I’m seeing that the integration I work on is no longer consistently able to add all of it’s devices and sensors during the initial addition to home assistant. Sometimes it works and everything is present but now frequently 2 (of 4) devices and some of the sensors on the one of the present devices are MIA until home assistant is restarted.

Comparing debug log output before/after I cannot see any obvious difference in behavior. I see init\async_setup_entry() called in both cases with all of the expected platform initialization and sensors being added that should happen. In the bad case the sensors for several of the platforms are MIA.

Then the 2 extra devices get detected after querying the main device and I execute:
await self.hass.config_entries.async_forward_entry_unload(self.config_entry, Platform.SENSOR)
await self.hass.config_entries.async_forward_entry_setup(self.config_entry, Platform.SENSOR)
in both the good and bad case. In the good case that results in the 2 extra devices appearing in in the list of found devices in the config flow. In the bad case they do not.

In the latest repro the end to end time for the enumeration a 100-200ms faster than the good case so it doesn’t seem to be a race condition due to slow enumeration.

Looking at the latest repro and comparing the end set of sensors (on the two devices that made it), it’s clear that in the middle of init\async_setup_entry() while executing and adding the platforms that the integration supports it just stops adding sensors despite the calls to async_add_entities occurring as normal.

A couple of months back I had never seen this occur while now I can repro it about 50% of the time - so it’s not a rare occurrence.

At this point I think this probably isn’t a subtle bug in the integration but looks more like a regression in the core home assistant code. Anyone else seen this problem?

I have never encountered this myself but in your case I’d track this by progressively adding new debugging lines upstream in the code.

I’ve added debugging for every initialization method in my integration but in both good/bad cases everything executes the same.
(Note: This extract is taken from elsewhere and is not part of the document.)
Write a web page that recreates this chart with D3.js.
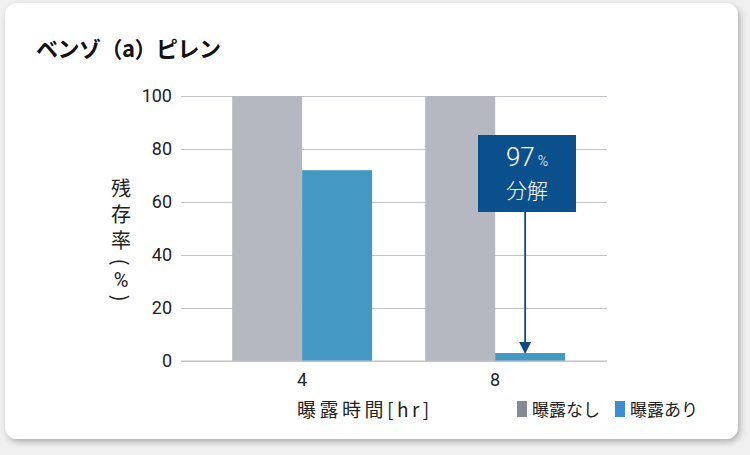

Are you suggesting I add debug logging to the HA code as well to try and narrow down where the behavior diverges?

Sure, do that too if needed. Also, do interactive debugging. A few well placed breakpoints can finally point you to the bug.

Interactive debugging is likely going to be a bust since I can’t reproduce the failure on demand and I have little to no current knowledge of HA internal code flow currently so I don’t know yet where sensors I provide should be getting added. Hence the logging to try and narrow down where the problem might be.

For example, place some breakpoints that trigger only if the buggy condition occurs. Make sure that you set the project to stop all threads when any breakpoint hits. When one triggers you can move back in the stack inspecting stuff. Although in asynchronous code like HA the current stack only has so much execution flow.